Preferences Centers get no respect. They’re the Rodney Dangerfields of the email marketing industry. We encourage our email subscribers to tell us what frequency they prefer and then most of us choose to simply ignore them and send them barrages whenever we feel like it. One particular organization has just learned what the price of violating your frequency preferences really is, as the NFL’s Buffalo Bills have recently been levied a $3 million settlement amount for sending 13 messages over two weeks… when they had agreed to five a week.
The attorneys got over 100x more money than the plaintiff
Although the Buffalo Bills situation dealt with SMS texts, the legislative context which applies to email marketing messages is exactly the same. Bills fan Jerry Wojcik realized that he had received an average of 6.5 texts per week, just 1.5 more than agreed to, and he filed a class action lawsuit against the team. The U.S. District Judge found the Bills guilty and mandated the team to pay out $2.5 million in vouchers to 39,750 fans and $562,500 for Wojcik’s legal costs. The plaintiff got $5,000 which isn’t exactly a huge amount of money especially when you consider his attorneys cashed in for over 100 times more, but that’s still over $1,500 per message received by Wojcik.
Violating pre-determined frequency leads to considerable liabilities
The debate as to whether or not three text messages over two weeks really constitutes a penalty of three million dollars is best left to the legal commentators and assorted wags, but the bottom line remains that when you as an online marketer agree to provide your campaign messages at a pre-determined frequency and you exceed that frequency you may be opening yourself up to considerable liabilities. And yes, $3 million is considerable.
You can send emails every hour… unless the subscriber has informed you otherwise
It is frankly incredible how some major retailers have managed to have their email frequency creep up to what could only be termed either intrusive or outright stalkerish frequencies. It is not uncommon for inboxes to ring several times a week with missives from these online retailers and other e-businesses. There is really no law which states that you can’t send emails with this frequency, so you could find yourself in full adherence with the active legislation in the United States by sending an email every hour 24 hours a day and 7 days a week.
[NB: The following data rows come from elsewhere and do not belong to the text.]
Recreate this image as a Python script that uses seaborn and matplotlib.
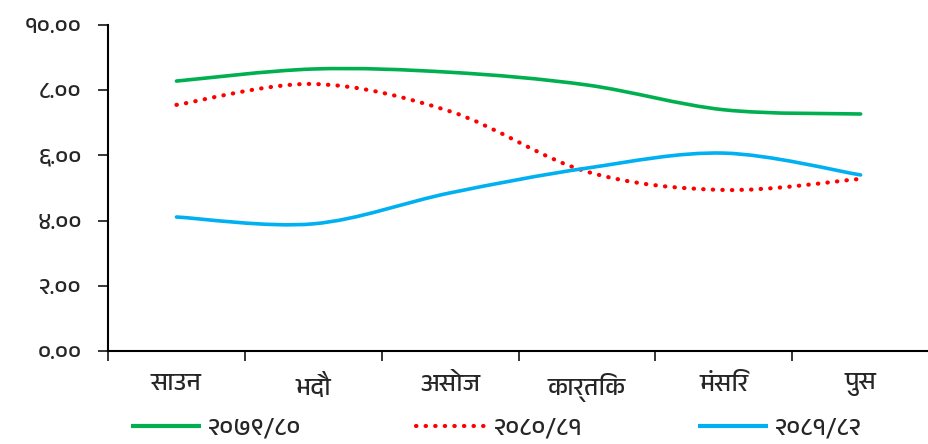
import numpy as np
import pandas as pd
import seaborn as sns
import matplotlib.pyplot as plt
from matplotlib import font_manager
from matplotlib.ft2font import FT2Font
from matplotlib.path import Path
from matplotlib.patches import PathPatch

# data
months = ["साउन", "भदौ", "असोज", "कार्तिक", "मंसिर", "पुस"]
years = ["२०७९/८०", "२०८०/८१", "२०८१/८२"]
y_2079 = [8.28, 8.65, 8.55, 8.16, 7.40, 7.27]
y_2080 = [7.55, 8.19, 7.35, 5.50, 4.94, 5.28]
y_2081 = [4.11, 3.90, 4.85, 5.61, 6.07, 5.40]
ytick_vals = [0, 2, 4, 6, 8, 10]
ytick_labels = ["०.००", "२.००", "४.००", "६.००", "८.००", "१०.००"]
colors = ["#00B050", "#FF0000", "#00B0F0"]

sns.set_style("white")

# find installed families that can draw Devanagari, proportional ones first
cands = []
for f in font_manager.fontManager.ttflist:
    try:
        if 0x0915 in FT2Font(f.fname).get_charmap() and f.name not in cands:
            cands.append(f.name)
    except Exception:
        pass
cands.sort(key=lambda n: ("Mono" in n, "Devanagari" not in n))
plt.rcParams["font.family"] = cands[:1] + ["DejaVu Sans"]

df = pd.DataFrame({"month": months * 3,
                   "value": y_2079 + y_2080 + y_2081,
                   "year": [y for y in years for _ in months]})
df["pos"] = list(range(len(months))) * 3

fig = plt.figure(figsize=(9.29, 4.44), dpi=100)
ax = fig.add_axes([0.1163, 0.2095, 0.8837, 0.7342])

sns.lineplot(data=df, x="pos", y="value", hue="year", style="year",
             palette=colors, dashes=[(1, 0), (1, 1.6), (1, 0)],
             linewidth=2.6, ax=ax, legend=True)

# Excel style smoothing: redraw each line as a bezier through the same points
for line, col, ls in zip(ax.lines[:3], colors, ["-", (0, (0.1, 2.2)), "-"]):
    xy = line.get_xydata()
    verts = [xy[0]]
    codes = [Path.MOVETO]
    n = len(xy)
    for i in range(n - 1):
        p0 = xy[max(i - 1, 0)]
        p1, p2 = xy[i], xy[i + 1]
        p3 = xy[min(i + 2, n - 1)]
        verts += [p1 + (p2 - p0) / 6, p2 - (p3 - p1) / 6, p2]
        codes += [Path.CURVE4] * 3
    ax.add_patch(PathPatch(Path(verts, codes), fill=False, edgecolor=col,
                           linewidth=3 if ls != "-" else 2.6, linestyle=ls,
                           capstyle="round"))
    line.set_visible(False)

ax.set_xlim(-0.5, len(months) - 0.5)
ax.set_ylim(0, 10)
ax.set_xticks(np.arange(len(months)))
ax.set_xticklabels(months, fontsize=18)
ax.set_xticks(np.arange(len(months) + 1) - 0.5, minor=True)
ax.tick_params(axis="x", which="major", length=0, pad=16)
ax.tick_params(axis="x", which="minor", length=7, width=1.3, direction="out", bottom=True)
ax.set_yticks(ytick_vals)
ax.set_yticklabels(ytick_labels, fontsize=17)
ax.tick_params(axis="y", length=7, width=1.3, direction="out", left=True, pad=12)
ax.set_xlabel("")
ax.set_ylabel("")
for s in ["top", "right"]:
    ax.spines[s].set_visible(False)
for s in ["left", "bottom"]:
    ax.spines[s].set_color("black")
    ax.spines[s].set_linewidth(1.5)

handles, labels = ax.get_legend_handles_labels()
for h, col in zip(handles, colors):
    h.set_linewidth(3)
handles[1].set_dashes((0.1, 2.2))
handles[1].set_dash_capstyle("round")
ax.legend(handles, labels, loc="center", bbox_to_anchor=(0.473, -0.236),
          ncol=3, frameon=False, fontsize=18, handlelength=2.8,
          columnspacing=4.6, handletextpad=0.3, borderpad=0)

fig.savefig("out.png", dpi=100)
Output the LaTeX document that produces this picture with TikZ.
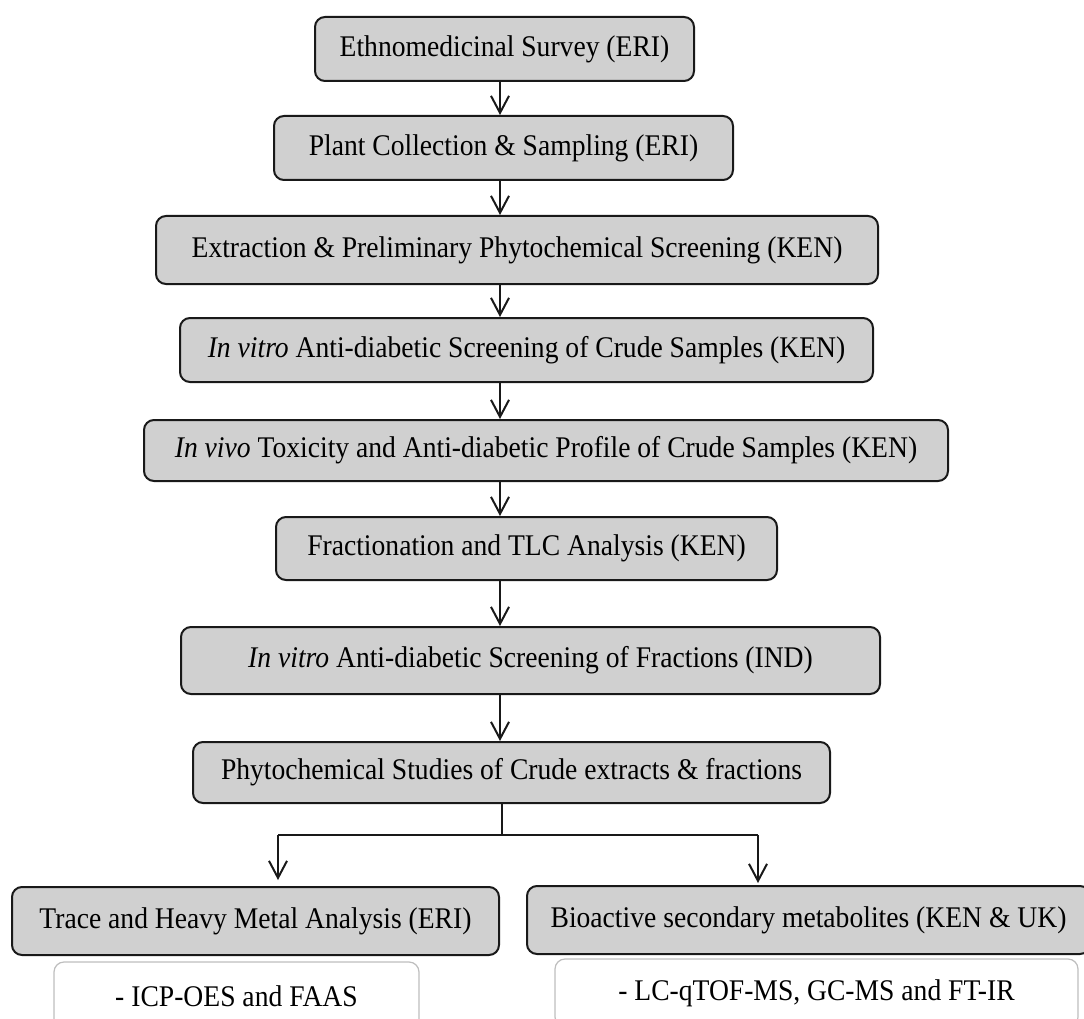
\documentclass[tikz,border=0pt]{standalone}
\usepackage{fontspec}
\setmainfont[FakeStretch=0.92]{Liberation Serif}
\usetikzlibrary{arrows.meta}
\definecolor{boxgray}{RGB}{208,208,208}
\definecolor{edgegray}{RGB}{190,190,190}
\definecolor{linedark}{RGB}{25,25,25}
\tikzset{
  stepbox/.style={draw=linedark, line width=2pt, fill=boxgray, rounded corners=10pt,
    inner sep=0pt, align=center, font=\fontsize{30}{34}\selectfont},
  subbox/.style={draw=edgegray, line width=1.2pt, fill=white, rounded corners=10pt,
    inner sep=0pt, align=center, font=\fontsize{30}{34}\selectfont},
  conn/.style={draw=linedark, line width=2pt},
  arr/.style={conn, -{Straight Barb[length=17pt,width=18pt,line width=2pt]}},
}
\begin{document}
\begin{tikzpicture}[x=1pt,y=-1pt]
\useasboundingbox (0,0) rectangle (1084,1019);
\node[stepbox, minimum width=379pt, minimum height=64pt] (b1) at (504.5,49) {Ethnomedicinal Survey (ERI)};
\node[stepbox, minimum width=459pt, minimum height=64pt] (b2) at (503.5,148) {Plant Collection \& Sampling (ERI)};
\node[stepbox, minimum width=722pt, minimum height=68pt] (b3) at (517,250) {Extraction \& Preliminary Phytochemical Screening (KEN)};
\node[stepbox, minimum width=693pt, minimum height=64pt] (b4) at (526.5,350) {\textit{In vitro} Anti-diabetic Screening of Crude Samples (KEN)};
\node[stepbox, minimum width=804pt, minimum height=61pt] (b5) at (546,450.5) {\textit{In vivo} Toxicity and Anti-diabetic Profile of Crude Samples (KEN)};
\node[stepbox, minimum width=501pt, minimum height=63pt] (b6) at (526.5,548.5) {Fractionation and TLC Analysis (KEN)};
\node[stepbox, minimum width=699pt, minimum height=67pt] (b7) at (530.5,660.5) {\textit{In vitro} Anti-diabetic Screening of Fractions (IND)};
\node[stepbox, minimum width=637pt, minimum height=61pt] (b8) at (511.5,772.5) {Phytochemical Studies of Crude extracts \& fractions};
\node[stepbox, minimum width=487pt, minimum height=68pt] (b9l) at (255.5,921) {Trace and Heavy Metal Analysis (ERI)};
\node[stepbox, minimum width=563pt, minimum height=68pt] (b9r) at (808.5,920) {Bioactive secondary metabolites (KEN \& UK)};
\node[subbox, minimum width=365pt, minimum height=68pt] (s10l) at (236.5,996) {- ICP-OES and FAAS};
\node[subbox, minimum width=523pt, minimum height=68pt] (s10r) at (816.5,993) {- LC-qTOF-MS, GC-MS and FT-IR};
\coordinate (ax) at (500,0);
\draw[arr] (b1.south -| ax) -- (b2.north -| ax);
\draw[arr] (b2.south -| ax) -- (b3.north -| ax);
\draw[arr] (b3.south -| ax) -- (b4.north -| ax);
\draw[arr] (b4.south -| ax) -- (b5.north -| ax);
\draw[arr] (b5.south -| ax) -- (b6.north -| ax);
\draw[arr] (b6.south -| ax) -- (b7.north -| ax);
\draw[arr] (b7.south -| ax) -- (b8.north -| ax);
\coordinate (fork) at (502,835);
\coordinate (fl) at (278,835);
\coordinate (fr) at (758,835);
\draw[conn] (b8.south -| fork) -- (fork);
\draw[conn] (fl) -- (fr);
\draw[arr, shorten >=6pt] (fl) -- (fl |- b9l.north);
\draw[arr, shorten >=2pt] (fr) -- (fr |- b9r.north);
\end{tikzpicture}
\end{document}
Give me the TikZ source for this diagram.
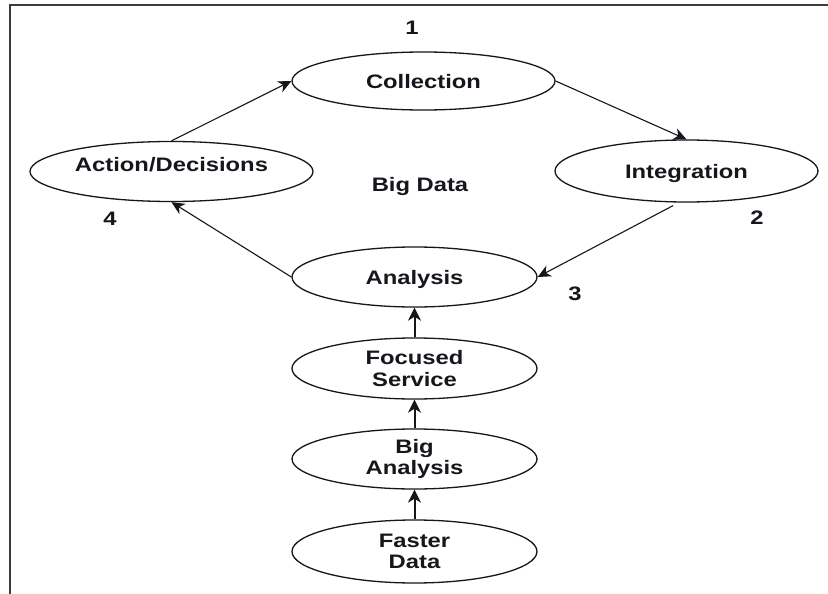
\documentclass[tikz,border=0pt]{standalone}
\usepackage{fontspec}
\setmainfont{Liberation Sans}[FakeStretch=1.22]
\usetikzlibrary{arrows.meta,shapes.geometric,calc}
\definecolor{ink}{RGB}{22,22,28}
\definecolor{framegray}{RGB}{60,60,60}
\begin{document}
\begin{tikzpicture}[x=1pt,y=-1pt,
  txt/.style={font=\bfseries\fontsize{19.5}{21.5}\selectfont, text=ink, align=center},
  stage/.style={ellipse, draw=ink, line width=1.3pt, minimum height=60pt,
                minimum width=#1, inner sep=0pt, txt},
  oneline/.style={text depth=0pt},
  flow/.style={draw=ink, line width=1.1pt, -{Stealth[length=13pt,width=12pt,inset=4pt]}},
  rise/.style={draw=ink, line width=2pt, -{Stealth[length=13pt,width=13pt,inset=4pt]}}]

  % canvas and open frame (left and top edges only)
  \useasboundingbox (0,0) rectangle (828,594);
  \fill[white] (0,0) rectangle (828,594);
  \draw[framegray, line width=2pt] (10,594) -- (10,5) -- (828,5);

  % cycle stages
  \node[stage=263pt, oneline, minimum height=58pt] (col) at (423.5,81) {Collection};
  \node[stage=263pt, oneline, minimum height=62pt] (int) at (686.5,171) {Integration};
  \node[stage=283pt] (act) at (171.5,171.5) {};
  \node[txt] (actlbl) at (171.5,164.5) {Action/Decisions};
  \node[stage=245pt, oneline] (ana) at (414.5,277) {Analysis};

  % supporting stack
  \node[stage=245pt, minimum height=61pt] (foc) at (414.5,368.5) {Focused\\Service};
  \node[stage=245pt] (big) at (414.5,459) {Big\\Analysis};
  \node[stage=245pt, minimum height=63pt] (fast) at (414.5,551.5) {Faster\\Data};

  % step numbers and centre caption
  \node[txt] (n1) at (412,28) {1};
  \node[txt] (n2) at (757,217.5) {2};
  \node[txt] (n3) at (575,294) {3};
  \node[txt] (n4) at (110,218.5) {4};
  \node[txt] (bd) at (420,187) {Big Data};

  % cycle connectors
  \coordinate (intout) at ($(int.south)+(-13.5,3)$);
  \draw[flow] (act.north) -- (col.west);
  \draw[flow] (col.east) -- (int.north);
  \draw[flow] (intout) -- (ana.east);
  \draw[flow] (ana.west) -- (act.south);

  % stack connectors
  \draw[rise] (fast.north) -- (big.south);
  \draw[rise] (big.north) -- (foc.south);
  \draw[rise] (foc.north) -- (ana.south);
\end{tikzpicture}
\end{document}
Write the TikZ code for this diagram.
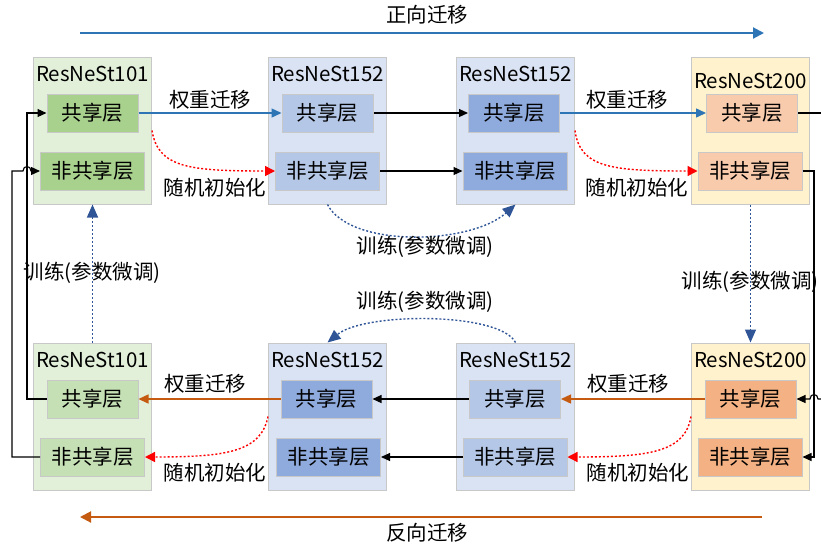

The problem occurs when your brand and the customer have entered into an agreement as to the frequency and you do not follow that agreement. A preferences center entry as to desired frequency is a legal binding agreement in the eyes of the law, so if you exceed the parameters of that agreement you are running the risk of landing in court alongside the Buffalo Bills.
A similar violation in the EU could cost you $17 billion
Even when you consider that there were almost 40,000 football fans who were a party to Wojcik’s class action suit that penalty still works out to $25 for every excess message sent and that’s just a bit too much money to pay for the simple act of not paying attention to what your subscribers want. With email marketing laws stiffening everywhere around the world, and most notably in the European Union and Canada, online brands are facing the prospect of getting hit with outrageous fines for what seem to be relatively minor peccadillos. The EU for example has legislation on its books which allows them to levy fines of EUR300,000 for each individual violation of their email marketing laws. Therefore if you had 40,000 subscribers in Europe and you ran afoul of their laws regarding frequency, opt-outs, and the rest of the standards the EU enforces, you could be looking at fines of EUR12 billion, or nearly 17 billion United States dollars.
Since your brand likely can’t just write a $17 billion check and continue onwards in business relatively unscathed, you would be well advised to familiarize yourself with the various legislation covering your domestic and international subscribers, and never violate a frequency agreement!